Congratulations go out to our resident "Boomer With Attitude" John Grooms. He placed first in the 2013 AAN Awards in the Political Column category (for circulation under 50,000).
Here are the three entries of Boomer With Attitude that won him the gold medal. Winners were chosen by judges at the E.W. Scripps School of Journalism at Ohio University.
"How Obamacare saved my life"
The Affordable Care Act - aka "Obamacare" - saved my life. Yes, this is for real. It happened last year. If not for the ACA, I would either be dead and buried or in so much medical debt I would never get out from under it. I thought long and hard before writing about this. But after seeing the crazy things members of the GOP said about Obamacare at their convention and hearing their mantra, "Are you better off than you were four years ago," I decided to go public about my experience with Obama's supposedly evil, socialistic government takeover of health care.
Read more HERE.
"South Carolina campaigning has infected national races"
When I was a teenager in South Carolina, one of my father's friends told him that the county sheriff, who was running for re-election, had been accused of having sex with a female crime victim's corpse. Dad's reply was, "Not that again!" It seems the same story had circulated the last time the sheriff had run.
That's the kind of story the national media is referring to when its reporters, covering the South Carolina GOP primary, say that the state's politics are "rough and tumble." Not that the national media dug up that particular story - nor any other story, for that matter, if it didn't come up first in a Google search. Instead, most of the national media repeat the one incident they obviously consider a high point: the 2000 Bush campaign's anonymous accusation that McCain had an illegitimate black child.
Read more HERE.
"The Prairie Populist: George McGovern"
"I'm fed up to the ears with old men dreaming up wars for young men to die in."
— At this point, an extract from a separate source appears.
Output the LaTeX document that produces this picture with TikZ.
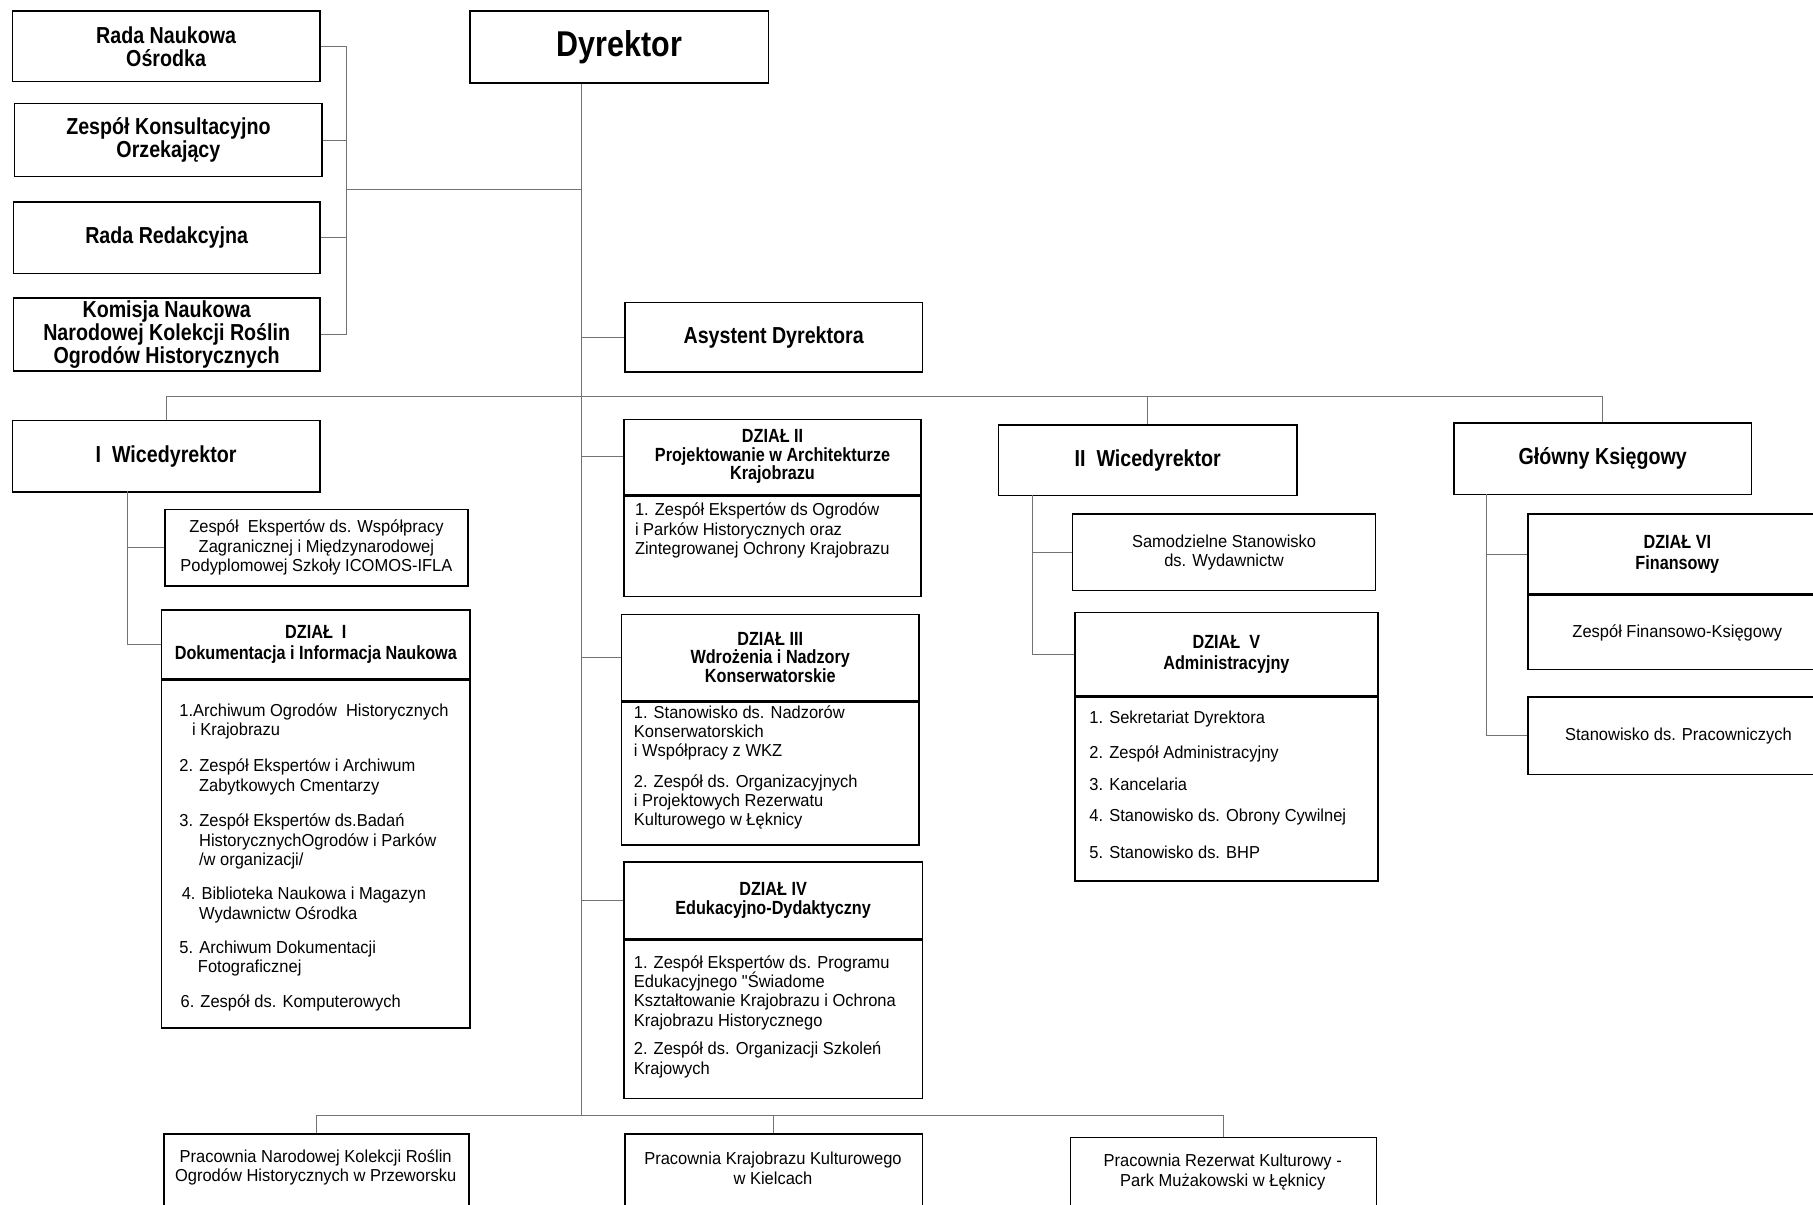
\documentclass[tikz,border=0pt]{standalone}
\usepackage{fontspec}
\usetikzlibrary{calc}
\newfontfamily\ttlfont[FakeStretch=0.85]{Liberation Sans}
\newfontfamily\bodyfont[FakeStretch=0.95]{Liberation Sans}
\tikzset{
  box/.style={draw=black, line width=1.3pt, inner sep=0pt, anchor=north west},
  ttl/.style={font={\ttlfont\bfseries\fontsize{20}{20}\selectfont}, align=center},
  hdr/.style={font={\ttlfont\bfseries\fontsize{16.5}{16}\selectfont}, align=center},
  bdy/.style={font={\bodyfont\fontsize{15}{16.7}\selectfont}, align=left, inner sep=0pt, anchor=north west},
  bdc/.style={font={\bodyfont\fontsize{15}{16.7}\selectfont}, align=center},
  conn/.style={draw=black!55, line width=0.9pt},
}
\begin{document}
\begin{tikzpicture}[x=1pt, y=-1pt]
\useasboundingbox (0,0) rectangle (1568,1042);
\fill[white] (0,0) rectangle (1568,1042);
\clip (0,0) rectangle (1568,1042);

% top-left councils
\node[box, ttl, minimum width=266pt, minimum height=61pt] (rada) at (10,9) {Rada Naukowa\\Ośrodka};
\node[box, ttl, minimum width=266pt, minimum height=63pt] (zko) at (12,89) {Zespół Konsultacyjno\\Orzekający};
\node[box, ttl, minimum width=265pt, minimum height=62pt] (rr) at (11,174) {Rada Redakcyjna};
\node[box, ttl, minimum width=265pt, minimum height=63pt] (kom) at (11,257) {Komisja Naukowa\\Narodowej Kolekcji Roślin\\Ogrodów Historycznych};

% director
\node[box, font={\ttlfont\bfseries\fontsize{31}{31}\selectfont}, minimum width=258pt, minimum height=62pt] (dyr) at (406,9) {Dyrektor};
\node[box, ttl, minimum width=257pt, minimum height=60pt] (asy) at (540,261) {Asystent Dyrektora};

% level 2
\node[box, ttl, minimum width=266pt, minimum height=62pt] (w1) at (10,363) {I~~Wicedyrektor};
\node[box, ttl, minimum width=258pt, minimum height=61pt] (w2) at (863,367) {II~~Wicedyrektor};
\node[box, ttl, minimum width=257pt, minimum height=62pt] (gk) at (1257,365) {Główny Księgowy};

% I Wicedyrektor subtree
\node[box, bdc, minimum width=262pt, minimum height=66pt] (zew) at (142,440) {Zespół~~Ekspertów ds. Współpracy\\Zagranicznej i Międzynarodowej\\Podyplomowej Szkoły ICOMOS-IFLA};
\node[box, hdr, minimum width=267pt, minimum height=59pt] (d1h) at (139,527) {DZIAŁ~~I\\[2pt]Dokumentacja i Informacja Naukowa};
\node[box, minimum width=267pt, minimum height=301pt] (d1b) at (d1h.south west) {};
\node[bdy] (d1t) at (155,608) {1.Archiwum Ogrodów~~Historycznych\\
\hspace*{11pt}i Krajobrazu\\[15pt]
2. Zespół Ekspertów i Archiwum\\
\hspace*{17pt}Zabytkowych Cmentarzy\\[14pt]
3. Zespół Ekspertów ds.Badań\\
\hspace*{17pt}HistorycznychOgrodów i Parków\\
\hspace*{17pt}/w organizacji/\\[13pt]
\hspace*{2pt}4. Biblioteka Naukowa i Magazyn\\
\hspace*{17pt}Wydawnictw Ośrodka\\[13pt]
5. Archiwum Dokumentacji\\
\hspace*{16pt}Fotograficznej\\[13pt]
\hspace*{1pt}6. Zespół ds. Komputerowych};

% middle column departments
\node[box, hdr, minimum width=257pt, minimum height=65pt] (d2h) at (539,362) {DZIAŁ II\\Projektowanie w Architekturze\\Krajobrazu};
\node[box, minimum width=257pt, minimum height=87pt] (d2b) at (d2h.south west) {};
\node[bdy] (d2t) at (549,435) {1. Zespół Ekspertów ds Ogrodów\\i Parków Historycznych oraz\\Zintegrowanej Ochrony Krajobrazu};

\node[box, hdr, minimum width=257pt, minimum height=74pt] (d3h) at (537,531) {DZIAŁ III\\Wdrożenia i Nadzory\\Konserwatorskie};
\node[box, minimum width=257pt, minimum height=124pt] (d3b) at (d3h.south west) {};
\node[bdy] (d3t) at (548,610) {1. Stanowisko ds. Nadzorów\\Konserwatorskich\\i Współpracy z WKZ\\[9.3pt]
2. Zespół ds. Organizacyjnych\\i Projektowych Rezerwatu\\Kulturowego w Łęknicy};

\node[box, hdr, minimum width=258pt, minimum height=66pt] (d4h) at (539,745) {DZIAŁ IV\\Edukacyjno-Dydaktyczny};
\node[box, minimum width=258pt, minimum height=137pt] (d4b) at (d4h.south west) {};
\node[bdy] (d4t) at (548,826) {1. Zespół Ekspertów ds. Programu\\Edukacyjnego "Świadome\\Kształtowanie Krajobrazu i Ochrona\\Krajobrazu Historycznego\\[8.3pt]
2. Zespół ds. Organizacji Szkoleń\\Krajowych};

% II Wicedyrektor subtree
\node[box, bdc, minimum width=262pt, minimum height=66pt] (sam) at (927,444) {Samodzielne Stanowisko\\ds. Wydawnictw};
\node[box, hdr, minimum width=262pt, minimum height=72pt] (d5h) at (929,529) {DZIAŁ~~V\\[2pt]Administracyjny};
\node[box, minimum width=262pt, minimum height=159pt] (d5b) at (d5h.south west) {};
\node[bdy] (d5t) at (942,615) {1. Sekretariat Dyrektora\\[12.8pt]
2. Zespół Administracyjny\\[11.3pt]
3. Kancelaria\\[10.3pt]
4. Stanowisko ds. Obrony Cywilnej\\[15.3pt]
5. Stanowisko ds. BHP};

% Glowny Ksiegowy subtree
\node[box, hdr, minimum width=258pt, minimum height=69pt] (d6h) at (1321,444) {DZIAŁ VI\\[2pt]Finansowy};
\node[box, bdc, minimum width=258pt, minimum height=64pt] (d6b) at (d6h.south west) {Zespół Finansowo-Księgowy};
\node[box, bdc, minimum width=260pt, minimum height=67pt] (sp) at (1321,602) {Stanowisko ds. Pracowniczych};

% bottom workshops
\node[box, minimum width=264pt, minimum height=100pt] (p1) at (141,980) {};
\node[box, minimum width=257pt, minimum height=100pt] (p2) at (540,980) {};
\node[box, minimum width=265pt, minimum height=100pt] (p3) at (925,983) {};
\node[bdc] (p1t) at (273,1009.5) {Pracownia Narodowej Kolekcji Roślin\\Ogrodów Historycznych w Przeworsku};
\node[bdc] (p2t) at (668.5,1010.5) {Pracownia Krajobrazu Kulturowego\\w Kielcach};
\node[bdc] (p3t) at (1057.5,1013.5) {Pracownia Rezerwat Kulturowy -\\Park Mużakowski w Łęknicy};

% connectors
\coordinate (ttop) at ($(dyr.south west)+(97,0)$);
\coordinate (tbot) at (503,965);
\coordinate (br) at (300,164);
\coordinate (bm) at (503,343);
\coordinate (w1v) at (110,425);
\coordinate (w2v) at (893,428);
\coordinate (gkv) at (1286,427);

\draw[conn] (ttop) -- (tbot);
\draw[conn] (rada.east) -- (rada.east -| br) -- (kom.east -| br) -- (kom.east);
\draw[conn] (zko.east) -- (zko.east -| br);
\draw[conn] (rr.east) -- (rr.east -| br);
\draw[conn] (br) -- (br -| ttop);
\draw[conn] (asy.west -| ttop) -- (asy.west);
\draw[conn] (w1.north) |- (bm) -| (gk.north);
\draw[conn] (bm -| w2.north) -- (w2.north);
\draw[conn] (d2h.west -| ttop) -- (d2h.west);
\draw[conn] (d3h.west -| ttop) -- (d3h.west);
\draw[conn] (d4h.west -| ttop) -- (d4h.west);
\draw[conn] (w1v) |- (d1h.west);
\draw[conn] (w1v |- zew.west) -- (zew.west);
\draw[conn] (w2v) |- (d5h.west);
\draw[conn] (w2v |- sam.west) -- (sam.west);
\draw[conn] (gkv) |- (sp.west);
\draw[conn] (gkv |- d6h.west) -- (d6h.west);
\draw[conn] (p1.north) |- (tbot) -| (p3.north);
\draw[conn] (tbot -| p2.north) -- (p2.north);
\end{tikzpicture}
\end{document}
Believe it or not, that line was delivered, day after day, by a major American political party's candidate for president - the late Democratic U.S. Sen. George McGovern, in 1972. That phrase ran through my mind as I made my way to Park Road Books in 1996, where McGovern was promoting his book about his daughter Terry's fatal battle with alcoholism. McGovern was a genuine war hero who won the Distinguished Flying Cross as a bomber pilot in World War II. As he put it later, he learned to hate war by waging it. He was also, to me and many others, a political hero. As a young man, I had campaigned for McGovern in his ill-fated crusade against Richard Nixon, and I was delighted to finally meet him.